AACOM Statement on President’s FY17 Budget


Liane Weissenberger
Office of Government Relations
Advocacy and Public Affairs Manager

The American Association of Colleges of Osteopathic Medicine (AACOM) President and CEO, Stephen C. Shannon, DO, MPH, today issued the following statement on the release of the President’s fiscal year (FY) 2017 budget.

AACOM is both encouraged and discouraged by the President’s latest budget proposal. While we appreciate the Administration’s support of a strong health care workforce, long-term sustainable funding continues to be a concern for many programs critical to the osteopathic medical education community.

In particular, AACOM strongly applauds the Administration’s support for the continuation of the Teaching Health Center Graduate Medical Education (THCGME) Program in proposing to extend an additional investment of $527 million in mandatory funding for FY 2018 through FY 2020. If implemented, this additional funding would continue the program beyond the end of FY 2017 when it is set to expire. This critical program provides funding to primary care medical and dental residents training in community-based settings. The program not only strengthens the nation’s primary care workforce, but it improves the distribution of the health care workforce in high-need areas such as rural or underserved communities.
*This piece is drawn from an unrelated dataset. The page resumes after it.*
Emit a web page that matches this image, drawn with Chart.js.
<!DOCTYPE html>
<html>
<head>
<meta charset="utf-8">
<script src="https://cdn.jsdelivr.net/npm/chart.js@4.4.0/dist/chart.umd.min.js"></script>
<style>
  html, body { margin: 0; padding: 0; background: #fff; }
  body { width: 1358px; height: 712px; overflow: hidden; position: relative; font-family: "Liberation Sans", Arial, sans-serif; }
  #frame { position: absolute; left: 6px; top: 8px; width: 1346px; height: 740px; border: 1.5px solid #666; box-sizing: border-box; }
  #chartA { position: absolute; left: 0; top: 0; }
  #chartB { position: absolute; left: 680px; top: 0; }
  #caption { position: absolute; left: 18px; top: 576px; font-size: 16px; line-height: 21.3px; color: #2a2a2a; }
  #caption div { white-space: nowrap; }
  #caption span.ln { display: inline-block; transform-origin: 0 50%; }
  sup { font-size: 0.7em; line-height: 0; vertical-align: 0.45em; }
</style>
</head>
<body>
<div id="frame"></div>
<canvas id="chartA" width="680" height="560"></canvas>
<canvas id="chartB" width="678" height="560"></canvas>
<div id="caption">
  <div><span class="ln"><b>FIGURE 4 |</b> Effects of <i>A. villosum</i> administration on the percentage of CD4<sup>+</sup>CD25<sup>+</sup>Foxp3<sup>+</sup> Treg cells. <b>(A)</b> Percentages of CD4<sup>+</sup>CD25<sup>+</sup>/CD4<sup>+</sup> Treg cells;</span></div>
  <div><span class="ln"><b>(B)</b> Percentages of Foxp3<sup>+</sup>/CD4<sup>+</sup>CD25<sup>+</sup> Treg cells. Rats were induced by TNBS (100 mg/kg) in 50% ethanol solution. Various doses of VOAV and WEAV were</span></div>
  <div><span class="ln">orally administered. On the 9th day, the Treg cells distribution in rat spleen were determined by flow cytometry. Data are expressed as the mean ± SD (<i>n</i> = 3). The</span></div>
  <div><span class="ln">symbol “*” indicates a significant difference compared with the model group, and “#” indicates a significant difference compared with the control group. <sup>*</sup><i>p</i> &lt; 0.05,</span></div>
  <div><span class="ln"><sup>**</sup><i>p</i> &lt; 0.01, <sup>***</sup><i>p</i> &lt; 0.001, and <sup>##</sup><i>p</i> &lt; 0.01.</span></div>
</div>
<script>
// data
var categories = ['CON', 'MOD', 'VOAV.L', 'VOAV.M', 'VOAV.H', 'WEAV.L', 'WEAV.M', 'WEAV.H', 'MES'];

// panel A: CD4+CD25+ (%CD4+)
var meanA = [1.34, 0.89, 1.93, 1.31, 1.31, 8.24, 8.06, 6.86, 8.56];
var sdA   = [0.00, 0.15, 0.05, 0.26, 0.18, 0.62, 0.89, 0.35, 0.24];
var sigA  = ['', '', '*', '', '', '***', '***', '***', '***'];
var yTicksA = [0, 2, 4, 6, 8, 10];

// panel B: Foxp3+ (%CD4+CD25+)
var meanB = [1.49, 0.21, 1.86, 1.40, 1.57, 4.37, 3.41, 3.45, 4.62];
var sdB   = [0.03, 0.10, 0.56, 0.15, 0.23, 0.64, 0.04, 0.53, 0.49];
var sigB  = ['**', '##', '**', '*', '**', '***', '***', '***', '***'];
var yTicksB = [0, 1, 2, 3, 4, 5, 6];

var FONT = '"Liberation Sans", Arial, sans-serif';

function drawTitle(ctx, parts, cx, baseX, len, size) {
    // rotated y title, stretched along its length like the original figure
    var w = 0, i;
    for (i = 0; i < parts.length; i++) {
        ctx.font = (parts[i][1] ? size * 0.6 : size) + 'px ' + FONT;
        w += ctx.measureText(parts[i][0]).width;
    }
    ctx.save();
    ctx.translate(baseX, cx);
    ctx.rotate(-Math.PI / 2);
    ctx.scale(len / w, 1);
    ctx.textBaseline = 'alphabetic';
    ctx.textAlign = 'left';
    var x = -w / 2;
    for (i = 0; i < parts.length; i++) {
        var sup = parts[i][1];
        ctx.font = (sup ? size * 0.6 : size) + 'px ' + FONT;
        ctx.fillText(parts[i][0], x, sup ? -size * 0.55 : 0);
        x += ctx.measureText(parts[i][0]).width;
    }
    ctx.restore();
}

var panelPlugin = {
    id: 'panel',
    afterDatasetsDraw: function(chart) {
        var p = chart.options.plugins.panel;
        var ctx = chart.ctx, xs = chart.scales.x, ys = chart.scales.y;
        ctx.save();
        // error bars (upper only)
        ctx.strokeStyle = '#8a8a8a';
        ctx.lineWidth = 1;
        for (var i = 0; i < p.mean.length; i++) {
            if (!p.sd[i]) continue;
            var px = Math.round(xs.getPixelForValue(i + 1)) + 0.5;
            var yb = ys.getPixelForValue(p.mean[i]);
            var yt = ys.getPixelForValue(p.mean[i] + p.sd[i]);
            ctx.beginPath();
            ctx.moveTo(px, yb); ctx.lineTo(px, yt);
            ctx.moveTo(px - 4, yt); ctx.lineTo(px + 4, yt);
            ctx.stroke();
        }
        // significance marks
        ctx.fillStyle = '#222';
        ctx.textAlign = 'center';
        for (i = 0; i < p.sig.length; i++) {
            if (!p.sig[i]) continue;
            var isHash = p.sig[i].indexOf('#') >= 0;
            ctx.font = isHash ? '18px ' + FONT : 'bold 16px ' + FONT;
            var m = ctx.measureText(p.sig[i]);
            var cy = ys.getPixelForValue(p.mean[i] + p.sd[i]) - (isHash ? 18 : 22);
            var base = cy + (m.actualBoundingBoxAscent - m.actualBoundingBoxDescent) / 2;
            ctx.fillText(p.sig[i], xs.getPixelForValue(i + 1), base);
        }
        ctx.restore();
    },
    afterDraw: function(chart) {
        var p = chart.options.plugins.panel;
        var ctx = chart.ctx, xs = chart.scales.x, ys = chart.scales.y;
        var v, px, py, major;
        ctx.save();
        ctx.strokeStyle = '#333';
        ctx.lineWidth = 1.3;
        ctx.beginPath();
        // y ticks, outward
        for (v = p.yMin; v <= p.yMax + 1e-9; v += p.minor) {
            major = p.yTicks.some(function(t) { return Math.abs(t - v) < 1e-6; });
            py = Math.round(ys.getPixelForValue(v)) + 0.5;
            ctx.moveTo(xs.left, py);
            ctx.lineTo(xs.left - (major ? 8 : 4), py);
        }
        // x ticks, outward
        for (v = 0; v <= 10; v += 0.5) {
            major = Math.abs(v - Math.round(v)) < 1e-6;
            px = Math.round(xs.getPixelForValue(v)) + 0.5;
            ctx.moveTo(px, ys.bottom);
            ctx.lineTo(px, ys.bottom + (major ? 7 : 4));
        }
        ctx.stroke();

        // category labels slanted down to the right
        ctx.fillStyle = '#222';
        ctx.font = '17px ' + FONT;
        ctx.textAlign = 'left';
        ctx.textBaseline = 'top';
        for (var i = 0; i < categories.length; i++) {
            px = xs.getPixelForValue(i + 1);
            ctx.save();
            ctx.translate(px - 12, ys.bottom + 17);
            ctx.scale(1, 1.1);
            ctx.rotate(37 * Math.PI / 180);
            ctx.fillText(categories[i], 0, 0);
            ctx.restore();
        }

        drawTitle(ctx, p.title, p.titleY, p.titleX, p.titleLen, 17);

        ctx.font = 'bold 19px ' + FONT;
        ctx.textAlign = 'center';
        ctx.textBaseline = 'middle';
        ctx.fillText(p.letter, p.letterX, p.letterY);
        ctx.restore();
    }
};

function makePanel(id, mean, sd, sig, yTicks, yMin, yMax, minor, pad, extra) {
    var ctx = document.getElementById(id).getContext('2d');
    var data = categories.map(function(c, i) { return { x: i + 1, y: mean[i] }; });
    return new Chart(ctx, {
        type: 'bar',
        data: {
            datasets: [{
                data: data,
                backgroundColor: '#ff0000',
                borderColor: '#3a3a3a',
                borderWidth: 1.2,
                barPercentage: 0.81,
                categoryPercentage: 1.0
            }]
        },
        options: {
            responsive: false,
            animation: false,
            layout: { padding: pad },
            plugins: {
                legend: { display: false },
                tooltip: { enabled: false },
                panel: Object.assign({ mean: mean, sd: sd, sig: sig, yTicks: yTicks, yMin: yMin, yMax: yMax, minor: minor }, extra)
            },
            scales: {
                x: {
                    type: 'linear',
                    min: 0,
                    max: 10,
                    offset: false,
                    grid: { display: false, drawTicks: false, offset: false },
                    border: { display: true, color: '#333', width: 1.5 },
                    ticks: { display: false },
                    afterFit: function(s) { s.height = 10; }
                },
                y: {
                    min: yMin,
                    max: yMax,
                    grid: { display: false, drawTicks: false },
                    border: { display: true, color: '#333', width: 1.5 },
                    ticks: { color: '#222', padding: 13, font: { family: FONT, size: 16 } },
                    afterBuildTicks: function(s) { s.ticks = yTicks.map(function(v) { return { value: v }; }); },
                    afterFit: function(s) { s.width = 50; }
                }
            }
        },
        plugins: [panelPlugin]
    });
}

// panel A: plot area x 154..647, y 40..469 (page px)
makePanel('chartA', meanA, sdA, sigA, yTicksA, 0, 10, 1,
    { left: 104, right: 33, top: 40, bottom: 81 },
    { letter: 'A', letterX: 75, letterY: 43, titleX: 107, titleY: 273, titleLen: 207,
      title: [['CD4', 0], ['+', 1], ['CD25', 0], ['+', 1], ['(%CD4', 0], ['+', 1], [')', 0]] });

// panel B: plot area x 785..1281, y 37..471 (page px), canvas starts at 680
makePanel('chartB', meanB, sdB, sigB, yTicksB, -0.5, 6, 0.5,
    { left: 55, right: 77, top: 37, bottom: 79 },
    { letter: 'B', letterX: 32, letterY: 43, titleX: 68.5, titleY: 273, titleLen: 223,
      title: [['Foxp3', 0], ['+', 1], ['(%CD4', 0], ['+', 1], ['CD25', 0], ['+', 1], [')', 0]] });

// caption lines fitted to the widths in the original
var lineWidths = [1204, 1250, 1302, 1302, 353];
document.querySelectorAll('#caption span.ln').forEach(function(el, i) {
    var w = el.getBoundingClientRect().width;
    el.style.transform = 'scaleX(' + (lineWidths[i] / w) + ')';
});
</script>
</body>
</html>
While we appreciate the Administration’s recognition of the importance of investing in health care research and in a strong health care workforce through its proposed funding increase to the Agency for Healthcare Research and Quality and a targeted boost to the National Health Service Corps, we have serious concerns with the proposed funding cut of approximately $18 billion to Medicare graduate medical education (GME); the elimination of the Area Health Education Centers Program; and the cap of $57,500 in the Public Service Loan Forgiveness Program. These programs are vital to address the existing physician workforce shortage and to ensure patient access to health care. AACOM believes additional investments in these programs, not cuts, are essential to meet our nation’s evolving health care needs.

AACOM looks forward to working with the Administration and Congress throughout the appropriations process to ensure that the FY 2017 federal budget strengthens and continues to invest in GME, as well as other workforce programs of priority to osteopathic medical education, physicians-in-training, and the larger health care system.


The American Association of Colleges of Osteopathic Medicine (AACOM) represents the 31 accredited colleges of osteopathic medicine in the United States. These colleges are accredited to deliver instruction at 45 teaching locations in 30 states. In the 2015-16 academic year, these colleges are educating over 26,100 future physicians—more than 20 percent of all U.S. medical students. Six of the colleges are public and 25 are private institutions.

AACOM was founded in 1898 to support and assist the nation's osteopathic medical schools, and to serve as a unifying voice for osteopathic medical education. AACOM’s mission is to promote excellence in osteopathic medical education, in research and in service, and to foster innovation and quality among osteopathic medical colleges to improve the health of the American public.